Exercise brief
Skip any picture you find and retype all the remaining lines exactly.

BEGIN Given data

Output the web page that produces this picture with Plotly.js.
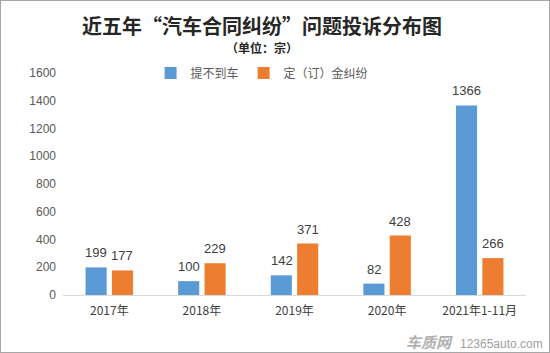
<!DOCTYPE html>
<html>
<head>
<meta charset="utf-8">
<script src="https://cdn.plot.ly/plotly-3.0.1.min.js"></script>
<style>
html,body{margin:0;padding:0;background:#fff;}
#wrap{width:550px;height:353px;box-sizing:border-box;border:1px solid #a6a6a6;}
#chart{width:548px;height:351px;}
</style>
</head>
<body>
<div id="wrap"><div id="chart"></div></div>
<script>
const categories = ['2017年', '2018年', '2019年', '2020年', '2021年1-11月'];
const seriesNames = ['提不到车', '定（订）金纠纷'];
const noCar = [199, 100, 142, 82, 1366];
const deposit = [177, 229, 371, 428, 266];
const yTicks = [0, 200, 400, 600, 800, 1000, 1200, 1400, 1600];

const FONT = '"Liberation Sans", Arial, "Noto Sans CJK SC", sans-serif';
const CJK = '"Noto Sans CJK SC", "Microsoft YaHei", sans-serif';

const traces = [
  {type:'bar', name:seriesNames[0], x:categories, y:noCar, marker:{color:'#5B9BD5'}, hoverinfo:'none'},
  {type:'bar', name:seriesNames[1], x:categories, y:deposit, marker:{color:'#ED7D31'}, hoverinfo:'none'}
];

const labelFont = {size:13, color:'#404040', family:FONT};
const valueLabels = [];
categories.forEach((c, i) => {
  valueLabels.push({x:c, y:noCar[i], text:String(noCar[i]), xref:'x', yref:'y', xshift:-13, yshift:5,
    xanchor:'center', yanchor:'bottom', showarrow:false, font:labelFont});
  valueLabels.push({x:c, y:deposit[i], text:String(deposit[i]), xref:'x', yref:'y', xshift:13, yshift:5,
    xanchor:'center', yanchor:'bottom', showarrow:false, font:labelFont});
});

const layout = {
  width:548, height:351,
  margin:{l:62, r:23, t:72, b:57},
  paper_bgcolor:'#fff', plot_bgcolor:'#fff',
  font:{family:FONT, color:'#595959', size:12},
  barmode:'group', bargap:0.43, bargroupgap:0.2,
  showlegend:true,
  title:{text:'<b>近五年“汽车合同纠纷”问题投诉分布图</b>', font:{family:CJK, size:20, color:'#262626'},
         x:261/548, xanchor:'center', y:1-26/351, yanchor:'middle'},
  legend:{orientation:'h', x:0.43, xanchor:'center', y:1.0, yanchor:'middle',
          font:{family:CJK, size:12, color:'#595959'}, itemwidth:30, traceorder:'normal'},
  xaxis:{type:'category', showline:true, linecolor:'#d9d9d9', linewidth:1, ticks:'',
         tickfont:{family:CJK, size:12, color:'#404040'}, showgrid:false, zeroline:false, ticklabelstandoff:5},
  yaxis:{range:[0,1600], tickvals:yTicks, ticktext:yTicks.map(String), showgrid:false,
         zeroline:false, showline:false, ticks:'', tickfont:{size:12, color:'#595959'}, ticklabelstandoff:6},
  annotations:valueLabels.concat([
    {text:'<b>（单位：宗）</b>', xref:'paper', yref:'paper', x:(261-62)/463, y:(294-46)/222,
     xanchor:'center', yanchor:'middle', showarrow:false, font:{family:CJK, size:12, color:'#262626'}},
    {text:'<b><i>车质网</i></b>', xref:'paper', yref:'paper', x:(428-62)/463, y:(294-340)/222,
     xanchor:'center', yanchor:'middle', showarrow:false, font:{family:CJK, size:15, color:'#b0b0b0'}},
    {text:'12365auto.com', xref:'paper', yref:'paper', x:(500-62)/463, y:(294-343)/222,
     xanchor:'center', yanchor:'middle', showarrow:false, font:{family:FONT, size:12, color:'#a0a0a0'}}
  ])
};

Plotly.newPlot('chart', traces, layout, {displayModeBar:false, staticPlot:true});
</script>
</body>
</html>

END Given data

Response
Output the web page that produces this picture with Plotly.js.
<!DOCTYPE html>
<html>
<head>
<meta charset="utf-8">
<script src="https://cdn.plot.ly/plotly-3.0.1.min.js"></script>
<style>
html,body{margin:0;padding:0;background:#fff;}
#wrap{width:550px;height:353px;box-sizing:border-box;border:1px solid #a6a6a6;}
#chart{width:548px;height:351px;}
</style>
</head>
<body>
<div id="wrap"><div id="chart"></div></div>
<script>
const categories = ['2017年', '2018年', '2019年', '2020年', '2021年1-11月'];
const seriesNames = ['提不到车', '定（订）金纠纷'];
const noCar = [199, 100, 142, 82, 1366];
const deposit = [177, 229, 371, 428, 266];
const yTicks = [0, 200, 400, 600, 800, 1000, 1200, 1400, 1600];

const FONT = '"Liberation Sans", Arial, "Noto Sans CJK SC", sans-serif';
const CJK = '"Noto Sans CJK SC", "Microsoft YaHei", sans-serif';

const traces = [
  {type:'bar', name:seriesNames[0], x:categories, y:noCar, marker:{color:'#5B9BD5'}, hoverinfo:'none'},
  {type:'bar', name:seriesNames[1], x:categories, y:deposit, marker:{color:'#ED7D31'}, hoverinfo:'none'}
];

const labelFont = {size:13, color:'#404040', family:FONT};
const valueLabels = [];
categories.forEach((c, i) => {
  valueLabels.push({x:c, y:noCar[i], text:String(noCar[i]), xref:'x', yref:'y', xshift:-13, yshift:5,
    xanchor:'center', yanchor:'bottom', showarrow:false, font:labelFont});
  valueLabels.push({x:c, y:deposit[i], text:String(deposit[i]), xref:'x', yref:'y', xshift:13, yshift:5,
    xanchor:'center', yanchor:'bottom', showarrow:false, font:labelFont});
});

const layout = {
  width:548, height:351,
  margin:{l:62, r:23, t:72, b:57},
  paper_bgcolor:'#fff', plot_bgcolor:'#fff',
  font:{family:FONT, color:'#595959', size:12},
  barmode:'group', bargap:0.43, bargroupgap:0.2,
  showlegend:true,
  title:{text:'<b>近五年“汽车合同纠纷”问题投诉分布图</b>', font:{family:CJK, size:20, color:'#262626'},
         x:261/548, xanchor:'center', y:1-26/351, yanchor:'middle'},
  legend:{orientation:'h', x:0.43, xanchor:'center', y:1.0, yanchor:'middle',
          font:{family:CJK, size:12, color:'#595959'}, itemwidth:30, traceorder:'normal'},
  xaxis:{type:'category', showline:true, linecolor:'#d9d9d9', linewidth:1, ticks:'',
         tickfont:{family:CJK, size:12, color:'#404040'}, showgrid:false, zeroline:false, ticklabelstandoff:5},
  yaxis:{range:[0,1600], tickvals:yTicks, ticktext:yTicks.map(String), showgrid:false,
         zeroline:false, showline:false, ticks:'', tickfont:{size:12, color:'#595959'}, ticklabelstandoff:6},
  annotations:valueLabels.concat([
    {text:'<b>（单位：宗）</b>', xref:'paper', yref:'paper', x:(261-62)/463, y:(294-46)/222,
     xanchor:'center', yanchor:'middle', showarrow:false, font:{family:CJK, size:12, color:'#262626'}},
    {text:'<b><i>车质网</i></b>', xref:'paper', yref:'paper', x:(428-62)/463, y:(294-340)/222,
     xanchor:'center', yanchor:'middle', showarrow:false, font:{family:CJK, size:15, color:'#b0b0b0'}},
    {text:'12365auto.com', xref:'paper', yref:'paper', x:(500-62)/463, y:(294-343)/222,
     xanchor:'center', yanchor:'middle', showarrow:false, font:{family:FONT, size:12, color:'#a0a0a0'}}
  ])
};

Plotly.newPlot('chart', traces, layout, {displayModeBar:false, staticPlot:true});
</script>
</body>
</html>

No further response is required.